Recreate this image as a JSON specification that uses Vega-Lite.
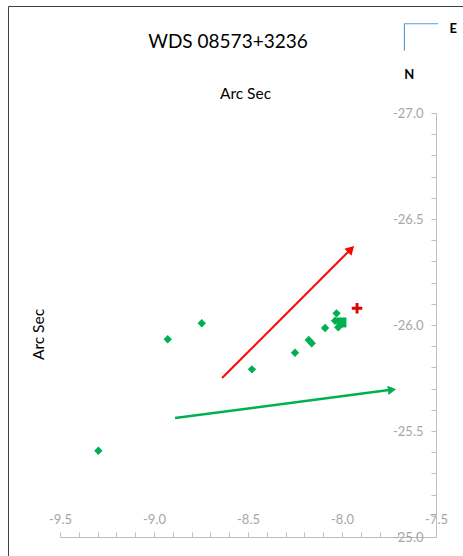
{
  "$schema": "https://vega.github.io/schema/vega-lite/v6.json",
  "width": 376,
  "height": 424,
  "autosize": {"type": "none"},
  "padding": {"left": 60, "top": 113, "right": 27, "bottom": 19},
  "background": "white",
  "config": {"view": {"stroke": null}, "font": "Lato"},
  "title": {"text": "WDS 08573+3236", "fontSize": 19, "fontWeight": "normal", "font": "Lato", "color": "#000000", "anchor": "middle", "dx": -20, "dy": 50},
  "datasets": {
    "frame": [
      {"x": -9.774, "y": -27.5024, "x2": -7.0, "y2": -27.5024},
      {"x": -9.774, "y": -27.5024, "x2": -9.774, "y2": -24.5}
    ],
    "compass": [
      {"x": -7.670, "y": -27.421, "x2": -7.489, "y2": -27.421},
      {"x": -7.668, "y": -27.421, "x2": -7.668, "y2": -27.294}
    ],
    "compassText": [
      {"x": -7.408, "y": -27.395, "label": "E"},
      {"x": -7.642, "y": -27.179, "label": "N"}
    ],
    "redLine": [{"x": -8.638, "y": -25.750, "x2": -7.957, "y2": -26.354}],
    "redHead": [{"x": -7.952, "y": -26.358}],
    "greenLine": [{"x": -8.888, "y": -25.561, "x2": -7.750, "y2": -25.693}],
    "greenHead": [{"x": -7.734, "y": -25.694}],
    "measures": [
      {"x": -9.296, "y": -25.407},
      {"x": -8.927, "y": -25.933},
      {"x": -8.746, "y": -26.008},
      {"x": -8.479, "y": -25.791},
      {"x": -8.250, "y": -25.869},
      {"x": -8.177, "y": -25.929},
      {"x": -8.161, "y": -25.914},
      {"x": -8.090, "y": -25.986},
      {"x": -8.029, "y": -26.055},
      {"x": -8.037, "y": -26.020},
      {"x": -8.020, "y": -25.989}
    ],
    "last": [{"x": -8.003, "y": -26.012}],
    "predicted": [{"x": -7.920, "y": -26.079}]
  },
  "encoding": {
    "x": {
      "field": "x", "type": "quantitative",
      "scale": {"domain": [-9.5, -7.5], "nice": false, "zero": false},
      "axis": {
        "orient": "top", "offset": -424,
        "values": [-9.5, -9.4, -9.3, -9.2, -9.1, -9.0, -8.9, -8.8, -8.7, -8.6, -8.5, -8.4, -8.3, -8.2, -8.1, -8.0, -7.9, -7.8, -7.7, -7.6, -7.5],
        "labelExpr": "abs(round(datum.value*10))%5==0 ? ((datum.value<0?'-':'') + format(abs(datum.value),'.1f')) : ''",
        "labelOverlap": false, "labelFlush": false, "labelBound": false,
        "grid": false,
        "domainColor": "#BFBFBF", "tickColor": "#BFBFBF", "tickSize": 5,
        "labelColor": "#A6A6A6", "labelFontSize": 13, "labelPadding": 6, "labelFont": "Lato",
        "title": "Arc Sec", "titleFont": "Lato", "titleFontSize": 15.5, "titleFontWeight": "normal", "titleColor": "#000000",
        "titleX": 185, "titleY": -439, "titleAlign": "center", "titleBaseline": "alphabetic", "titleAngle": 0
      }
    },
    "y": {
      "field": "y", "type": "quantitative",
      "scale": {"domain": [-27, -25], "reverse": true, "nice": false, "zero": false},
      "axis": {
        "orient": "left", "offset": -376,
        "values": [-27.0, -26.9, -26.8, -26.7, -26.6, -26.5, -26.4, -26.3, -26.2, -26.1, -26.0, -25.9, -25.8, -25.7, -25.6, -25.5, -25.4, -25.3, -25.2, -25.1, -25.0],
        "labelExpr": "abs(round(datum.value*10))%5==0 ? ((datum.value<0?'-':'') + format(abs(datum.value),'.1f')) : ''",
        "labelOverlap": false, "labelFlush": false, "labelBound": false,
        "grid": false,
        "domainColor": "#BFBFBF", "tickColor": "#BFBFBF", "tickSize": 5,
        "labelColor": "#A6A6A6", "labelFontSize": 13, "labelPadding": 8, "labelFont": "Lato",
        "title": "Arc Sec", "titleFont": "Lato", "titleFontSize": 15.5, "titleFontWeight": "normal", "titleColor": "#000000",
        "titleX": -390, "titleY": 221, "titleAlign": "center", "titleBaseline": "bottom", "titleAngle": -90
      }
    }
  },
  "layer": [
    {
      "data": {"name": "frame"},
      "mark": {"type": "rule", "color": "#404040", "strokeWidth": 1},
      "encoding": {"x2": {"field": "x2"}, "y2": {"field": "y2"}}
    },
    {
      "data": {"name": "compass"},
      "mark": {"type": "rule", "color": "#5B9BD5", "strokeWidth": 1.2},
      "encoding": {"x2": {"field": "x2"}, "y2": {"field": "y2"}}
    },
    {
      "data": {"name": "compassText"},
      "mark": {"type": "text", "font": "Lato", "fontSize": 13, "fontWeight": "bold", "color": "#000000", "align": "center", "baseline": "middle"},
      "encoding": {"text": {"field": "label"}}
    },
    {
      "data": {"name": "redLine"},
      "mark": {"type": "rule", "color": "#FF0000", "strokeWidth": 2},
      "encoding": {"x2": {"field": "x2"}, "y2": {"field": "y2"}}
    },
    {
      "data": {"name": "redHead"},
      "mark": {"type": "point", "shape": "triangle-up", "angle": 45, "size": 100, "filled": true, "color": "#FF0000", "opacity": 1}
    },
    {
      "data": {"name": "greenLine"},
      "mark": {"type": "rule", "color": "#00B050", "strokeWidth": 2.5},
      "encoding": {"x2": {"field": "x2"}, "y2": {"field": "y2"}}
    },
    {
      "data": {"name": "greenHead"},
      "mark": {"type": "point", "shape": "triangle-up", "angle": 83, "size": 90, "filled": true, "color": "#00B050", "opacity": 1}
    },
    {
      "data": {"name": "measures"},
      "mark": {"type": "point", "shape": "diamond", "size": 70, "filled": true, "color": "#00B050", "opacity": 1}
    },
    {
      "data": {"name": "last"},
      "mark": {"type": "point", "shape": "square", "size": 100, "filled": true, "color": "#00B050", "opacity": 1}
    },
    {
      "data": {"name": "predicted"},
      "mark": {"type": "point", "shape": "M-1,-0.28H1V0.28H-1Z M-0.28,-1H0.28V1H-0.28Z", "size": 110, "filled": true, "color": "#E00000", "opacity": 1}
    }
  ]
}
▬▬▬▬▬▬▬▬▬▬
> **Your objective**
Repeat the lines above exactly, and keep every picture out.

> **Answer below**
Recreate this image as a JSON specification that uses Vega-Lite.
{
  "$schema": "https://vega.github.io/schema/vega-lite/v6.json",
  "width": 376,
  "height": 424,
  "autosize": {"type": "none"},
  "padding": {"left": 60, "top": 113, "right": 27, "bottom": 19},
  "background": "white",
  "config": {"view": {"stroke": null}, "font": "Lato"},
  "title": {"text": "WDS 08573+3236", "fontSize": 19, "fontWeight": "normal", "font": "Lato", "color": "#000000", "anchor": "middle", "dx": -20, "dy": 50},
  "datasets": {
    "frame": [
      {"x": -9.774, "y": -27.5024, "x2": -7.0, "y2": -27.5024},
      {"x": -9.774, "y": -27.5024, "x2": -9.774, "y2": -24.5}
    ],
    "compass": [
      {"x": -7.670, "y": -27.421, "x2": -7.489, "y2": -27.421},
      {"x": -7.668, "y": -27.421, "x2": -7.668, "y2": -27.294}
    ],
    "compassText": [
      {"x": -7.408, "y": -27.395, "label": "E"},
      {"x": -7.642, "y": -27.179, "label": "N"}
    ],
    "redLine": [{"x": -8.638, "y": -25.750, "x2": -7.957, "y2": -26.354}],
    "redHead": [{"x": -7.952, "y": -26.358}],
    "greenLine": [{"x": -8.888, "y": -25.561, "x2": -7.750, "y2": -25.693}],
    "greenHead": [{"x": -7.734, "y": -25.694}],
    "measures": [
      {"x": -9.296, "y": -25.407},
      {"x": -8.927, "y": -25.933},
      {"x": -8.746, "y": -26.008},
      {"x": -8.479, "y": -25.791},
      {"x": -8.250, "y": -25.869},
      {"x": -8.177, "y": -25.929},
      {"x": -8.161, "y": -25.914},
      {"x": -8.090, "y": -25.986},
      {"x": -8.029, "y": -26.055},
      {"x": -8.037, "y": -26.020},
      {"x": -8.020, "y": -25.989}
    ],
    "last": [{"x": -8.003, "y": -26.012}],
    "predicted": [{"x": -7.920, "y": -26.079}]
  },
  "encoding": {
    "x": {
      "field": "x", "type": "quantitative",
      "scale": {"domain": [-9.5, -7.5], "nice": false, "zero": false},
      "axis": {
        "orient": "top", "offset": -424,
        "values": [-9.5, -9.4, -9.3, -9.2, -9.1, -9.0, -8.9, -8.8, -8.7, -8.6, -8.5, -8.4, -8.3, -8.2, -8.1, -8.0, -7.9, -7.8, -7.7, -7.6, -7.5],
        "labelExpr": "abs(round(datum.value*10))%5==0 ? ((datum.value<0?'-':'') + format(abs(datum.value),'.1f')) : ''",
        "labelOverlap": false, "labelFlush": false, "labelBound": false,
        "grid": false,
        "domainColor": "#BFBFBF", "tickColor": "#BFBFBF", "tickSize": 5,
        "labelColor": "#A6A6A6", "labelFontSize": 13, "labelPadding": 6, "labelFont": "Lato",
        "title": "Arc Sec", "titleFont": "Lato", "titleFontSize": 15.5, "titleFontWeight": "normal", "titleColor": "#000000",
        "titleX": 185, "titleY": -439, "titleAlign": "center", "titleBaseline": "alphabetic", "titleAngle": 0
      }
    },
    "y": {
      "field": "y", "type": "quantitative",
      "scale": {"domain": [-27, -25], "reverse": true, "nice": false, "zero": false},
      "axis": {
        "orient": "left", "offset": -376,
        "values": [-27.0, -26.9, -26.8, -26.7, -26.6, -26.5, -26.4, -26.3, -26.2, -26.1, -26.0, -25.9, -25.8, -25.7, -25.6, -25.5, -25.4, -25.3, -25.2, -25.1, -25.0],
        "labelExpr": "abs(round(datum.value*10))%5==0 ? ((datum.value<0?'-':'') + format(abs(datum.value),'.1f')) : ''",
        "labelOverlap": false, "labelFlush": false, "labelBound": false,
        "grid": false,
        "domainColor": "#BFBFBF", "tickColor": "#BFBFBF", "tickSize": 5,
        "labelColor": "#A6A6A6", "labelFontSize": 13, "labelPadding": 8, "labelFont": "Lato",
        "title": "Arc Sec", "titleFont": "Lato", "titleFontSize": 15.5, "titleFontWeight": "normal", "titleColor": "#000000",
        "titleX": -390, "titleY": 221, "titleAlign": "center", "titleBaseline": "bottom", "titleAngle": -90
      }
    }
  },
  "layer": [
    {
      "data": {"name": "frame"},
      "mark": {"type": "rule", "color": "#404040", "strokeWidth": 1},
      "encoding": {"x2": {"field": "x2"}, "y2": {"field": "y2"}}
    },
    {
      "data": {"name": "compass"},
      "mark": {"type": "rule", "color": "#5B9BD5", "strokeWidth": 1.2},
      "encoding": {"x2": {"field": "x2"}, "y2": {"field": "y2"}}
    },
    {
      "data": {"name": "compassText"},
      "mark": {"type": "text", "font": "Lato", "fontSize": 13, "fontWeight": "bold", "color": "#000000", "align": "center", "baseline": "middle"},
      "encoding": {"text": {"field": "label"}}
    },
    {
      "data": {"name": "redLine"},
      "mark": {"type": "rule", "color": "#FF0000", "strokeWidth": 2},
      "encoding": {"x2": {"field": "x2"}, "y2": {"field": "y2"}}
    },
    {
      "data": {"name": "redHead"},
      "mark": {"type": "point", "shape": "triangle-up", "angle": 45, "size": 100, "filled": true, "color": "#FF0000", "opacity": 1}
    },
    {
      "data": {"name": "greenLine"},
      "mark": {"type": "rule", "color": "#00B050", "strokeWidth": 2.5},
      "encoding": {"x2": {"field": "x2"}, "y2": {"field": "y2"}}
    },
    {
      "data": {"name": "greenHead"},
      "mark": {"type": "point", "shape": "triangle-up", "angle": 83, "size": 90, "filled": true, "color": "#00B050", "opacity": 1}
    },
    {
      "data": {"name": "measures"},
      "mark": {"type": "point", "shape": "diamond", "size": 70, "filled": true, "color": "#00B050", "opacity": 1}
    },
    {
      "data": {"name": "last"},
      "mark": {"type": "point", "shape": "square", "size": 100, "filled": true, "color": "#00B050", "opacity": 1}
    },
    {
      "data": {"name": "predicted"},
      "mark": {"type": "point", "shape": "M-1,-0.28H1V0.28H-1Z M-0.28,-1H0.28V1H-0.28Z", "size": 110, "filled": true, "color": "#E00000", "opacity": 1}
    }
  ]
}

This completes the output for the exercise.